* Data block
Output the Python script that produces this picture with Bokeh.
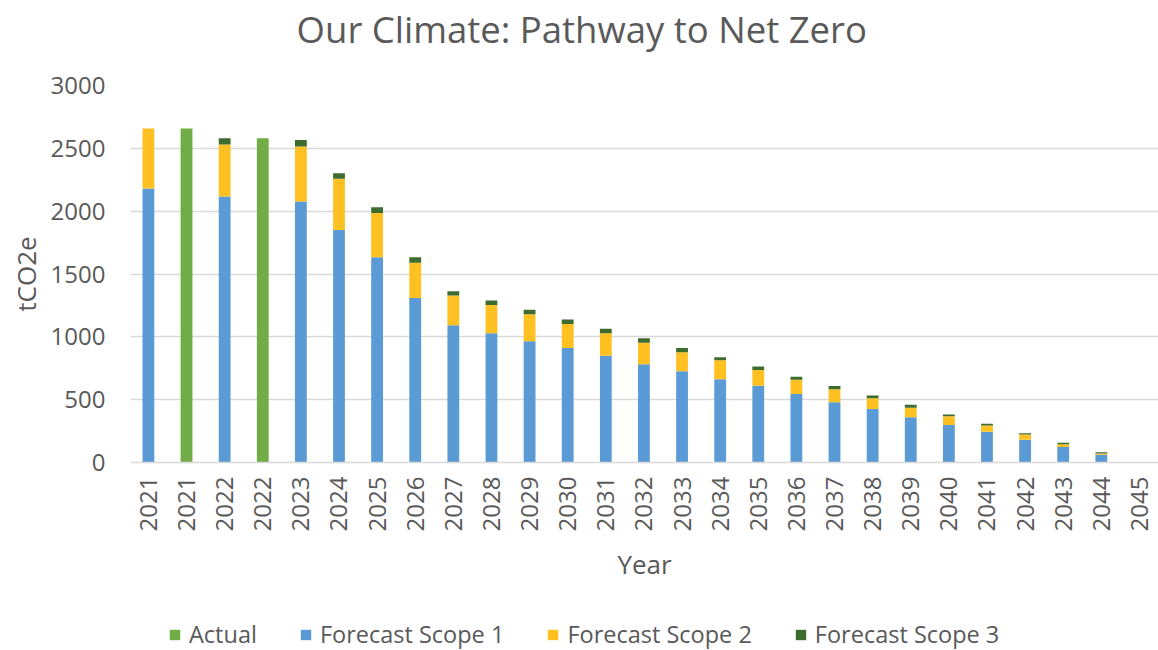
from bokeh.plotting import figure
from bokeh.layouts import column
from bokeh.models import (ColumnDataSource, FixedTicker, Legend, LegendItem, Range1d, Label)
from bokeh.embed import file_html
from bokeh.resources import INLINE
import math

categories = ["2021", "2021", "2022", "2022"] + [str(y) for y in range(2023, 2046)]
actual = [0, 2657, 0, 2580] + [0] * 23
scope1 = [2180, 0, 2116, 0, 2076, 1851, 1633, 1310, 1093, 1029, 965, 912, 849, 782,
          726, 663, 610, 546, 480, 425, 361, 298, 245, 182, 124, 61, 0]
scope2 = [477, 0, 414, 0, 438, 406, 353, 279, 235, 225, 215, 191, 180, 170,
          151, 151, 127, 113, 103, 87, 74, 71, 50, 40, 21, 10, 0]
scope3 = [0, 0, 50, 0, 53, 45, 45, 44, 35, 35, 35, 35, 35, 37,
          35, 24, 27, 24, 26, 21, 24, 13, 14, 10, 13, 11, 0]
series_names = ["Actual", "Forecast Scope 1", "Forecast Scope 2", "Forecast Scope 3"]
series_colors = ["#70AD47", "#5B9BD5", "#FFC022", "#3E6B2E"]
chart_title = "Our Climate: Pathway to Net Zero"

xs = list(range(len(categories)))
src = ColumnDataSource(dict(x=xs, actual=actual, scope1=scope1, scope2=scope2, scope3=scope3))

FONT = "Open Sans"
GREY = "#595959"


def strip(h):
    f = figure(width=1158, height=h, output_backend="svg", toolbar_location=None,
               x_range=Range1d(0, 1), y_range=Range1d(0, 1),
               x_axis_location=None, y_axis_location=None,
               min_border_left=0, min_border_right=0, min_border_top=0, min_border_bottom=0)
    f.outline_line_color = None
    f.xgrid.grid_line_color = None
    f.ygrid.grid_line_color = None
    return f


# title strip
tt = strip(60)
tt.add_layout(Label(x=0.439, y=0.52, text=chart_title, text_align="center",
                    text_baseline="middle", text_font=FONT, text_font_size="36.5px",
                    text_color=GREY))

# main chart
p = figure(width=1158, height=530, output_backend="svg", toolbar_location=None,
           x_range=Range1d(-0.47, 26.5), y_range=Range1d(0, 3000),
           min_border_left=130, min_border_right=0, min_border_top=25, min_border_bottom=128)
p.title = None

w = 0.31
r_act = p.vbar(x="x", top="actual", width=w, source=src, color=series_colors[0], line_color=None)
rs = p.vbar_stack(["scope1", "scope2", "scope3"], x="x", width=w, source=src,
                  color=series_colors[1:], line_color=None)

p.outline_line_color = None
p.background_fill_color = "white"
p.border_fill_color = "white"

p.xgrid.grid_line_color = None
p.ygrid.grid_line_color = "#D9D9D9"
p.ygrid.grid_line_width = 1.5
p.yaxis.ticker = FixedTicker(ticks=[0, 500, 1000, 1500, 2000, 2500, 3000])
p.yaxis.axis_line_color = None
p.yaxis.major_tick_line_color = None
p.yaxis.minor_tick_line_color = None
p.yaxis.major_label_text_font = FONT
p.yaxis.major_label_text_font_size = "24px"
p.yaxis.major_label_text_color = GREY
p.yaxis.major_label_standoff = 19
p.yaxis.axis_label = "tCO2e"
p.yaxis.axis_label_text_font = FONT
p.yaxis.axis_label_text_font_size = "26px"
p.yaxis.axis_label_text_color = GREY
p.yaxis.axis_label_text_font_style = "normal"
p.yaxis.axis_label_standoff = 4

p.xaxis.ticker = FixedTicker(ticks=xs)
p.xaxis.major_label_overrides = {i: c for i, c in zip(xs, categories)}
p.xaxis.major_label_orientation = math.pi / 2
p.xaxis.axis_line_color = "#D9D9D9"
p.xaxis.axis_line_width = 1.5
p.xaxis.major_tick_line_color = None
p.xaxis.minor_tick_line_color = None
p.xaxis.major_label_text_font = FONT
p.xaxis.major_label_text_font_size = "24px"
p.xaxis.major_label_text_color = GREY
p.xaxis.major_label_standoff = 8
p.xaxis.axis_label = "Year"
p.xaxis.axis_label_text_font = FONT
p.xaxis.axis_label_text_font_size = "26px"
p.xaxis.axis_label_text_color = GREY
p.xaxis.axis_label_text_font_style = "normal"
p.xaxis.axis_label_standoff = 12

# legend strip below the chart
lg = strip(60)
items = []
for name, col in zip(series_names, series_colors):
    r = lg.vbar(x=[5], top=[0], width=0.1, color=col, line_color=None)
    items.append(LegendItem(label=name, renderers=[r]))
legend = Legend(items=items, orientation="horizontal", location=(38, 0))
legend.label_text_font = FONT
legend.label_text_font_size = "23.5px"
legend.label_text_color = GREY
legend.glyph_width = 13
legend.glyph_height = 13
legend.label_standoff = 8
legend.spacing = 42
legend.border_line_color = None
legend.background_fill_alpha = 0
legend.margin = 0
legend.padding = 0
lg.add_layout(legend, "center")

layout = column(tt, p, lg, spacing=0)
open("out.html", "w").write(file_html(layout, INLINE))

* Task to complete
Reproduce the full listing above verbatim, with no pictures included.

* Answer to this problem
Output the Python script that produces this picture with Bokeh.
from bokeh.plotting import figure
from bokeh.layouts import column
from bokeh.models import (ColumnDataSource, FixedTicker, Legend, LegendItem, Range1d, Label)
from bokeh.embed import file_html
from bokeh.resources import INLINE
import math

categories = ["2021", "2021", "2022", "2022"] + [str(y) for y in range(2023, 2046)]
actual = [0, 2657, 0, 2580] + [0] * 23
scope1 = [2180, 0, 2116, 0, 2076, 1851, 1633, 1310, 1093, 1029, 965, 912, 849, 782,
          726, 663, 610, 546, 480, 425, 361, 298, 245, 182, 124, 61, 0]
scope2 = [477, 0, 414, 0, 438, 406, 353, 279, 235, 225, 215, 191, 180, 170,
          151, 151, 127, 113, 103, 87, 74, 71, 50, 40, 21, 10, 0]
scope3 = [0, 0, 50, 0, 53, 45, 45, 44, 35, 35, 35, 35, 35, 37,
          35, 24, 27, 24, 26, 21, 24, 13, 14, 10, 13, 11, 0]
series_names = ["Actual", "Forecast Scope 1", "Forecast Scope 2", "Forecast Scope 3"]
series_colors = ["#70AD47", "#5B9BD5", "#FFC022", "#3E6B2E"]
chart_title = "Our Climate: Pathway to Net Zero"

xs = list(range(len(categories)))
src = ColumnDataSource(dict(x=xs, actual=actual, scope1=scope1, scope2=scope2, scope3=scope3))

FONT = "Open Sans"
GREY = "#595959"


def strip(h):
    f = figure(width=1158, height=h, output_backend="svg", toolbar_location=None,
               x_range=Range1d(0, 1), y_range=Range1d(0, 1),
               x_axis_location=None, y_axis_location=None,
               min_border_left=0, min_border_right=0, min_border_top=0, min_border_bottom=0)
    f.outline_line_color = None
    f.xgrid.grid_line_color = None
    f.ygrid.grid_line_color = None
    return f


# title strip
tt = strip(60)
tt.add_layout(Label(x=0.439, y=0.52, text=chart_title, text_align="center",
                    text_baseline="middle", text_font=FONT, text_font_size="36.5px",
                    text_color=GREY))

# main chart
p = figure(width=1158, height=530, output_backend="svg", toolbar_location=None,
           x_range=Range1d(-0.47, 26.5), y_range=Range1d(0, 3000),
           min_border_left=130, min_border_right=0, min_border_top=25, min_border_bottom=128)
p.title = None

w = 0.31
r_act = p.vbar(x="x", top="actual", width=w, source=src, color=series_colors[0], line_color=None)
rs = p.vbar_stack(["scope1", "scope2", "scope3"], x="x", width=w, source=src,
                  color=series_colors[1:], line_color=None)

p.outline_line_color = None
p.background_fill_color = "white"
p.border_fill_color = "white"

p.xgrid.grid_line_color = None
p.ygrid.grid_line_color = "#D9D9D9"
p.ygrid.grid_line_width = 1.5
p.yaxis.ticker = FixedTicker(ticks=[0, 500, 1000, 1500, 2000, 2500, 3000])
p.yaxis.axis_line_color = None
p.yaxis.major_tick_line_color = None
p.yaxis.minor_tick_line_color = None
p.yaxis.major_label_text_font = FONT
p.yaxis.major_label_text_font_size = "24px"
p.yaxis.major_label_text_color = GREY
p.yaxis.major_label_standoff = 19
p.yaxis.axis_label = "tCO2e"
p.yaxis.axis_label_text_font = FONT
p.yaxis.axis_label_text_font_size = "26px"
p.yaxis.axis_label_text_color = GREY
p.yaxis.axis_label_text_font_style = "normal"
p.yaxis.axis_label_standoff = 4

p.xaxis.ticker = FixedTicker(ticks=xs)
p.xaxis.major_label_overrides = {i: c for i, c in zip(xs, categories)}
p.xaxis.major_label_orientation = math.pi / 2
p.xaxis.axis_line_color = "#D9D9D9"
p.xaxis.axis_line_width = 1.5
p.xaxis.major_tick_line_color = None
p.xaxis.minor_tick_line_color = None
p.xaxis.major_label_text_font = FONT
p.xaxis.major_label_text_font_size = "24px"
p.xaxis.major_label_text_color = GREY
p.xaxis.major_label_standoff = 8
p.xaxis.axis_label = "Year"
p.xaxis.axis_label_text_font = FONT
p.xaxis.axis_label_text_font_size = "26px"
p.xaxis.axis_label_text_color = GREY
p.xaxis.axis_label_text_font_style = "normal"
p.xaxis.axis_label_standoff = 12

# legend strip below the chart
lg = strip(60)
items = []
for name, col in zip(series_names, series_colors):
    r = lg.vbar(x=[5], top=[0], width=0.1, color=col, line_color=None)
    items.append(LegendItem(label=name, renderers=[r]))
legend = Legend(items=items, orientation="horizontal", location=(38, 0))
legend.label_text_font = FONT
legend.label_text_font_size = "23.5px"
legend.label_text_color = GREY
legend.glyph_width = 13
legend.glyph_height = 13
legend.label_standoff = 8
legend.spacing = 42
legend.border_line_color = None
legend.background_fill_alpha = 0
legend.margin = 0
legend.padding = 0
lg.add_layout(legend, "center")

layout = column(tt, p, lg, spacing=0)
open("out.html", "w").write(file_html(layout, INLINE))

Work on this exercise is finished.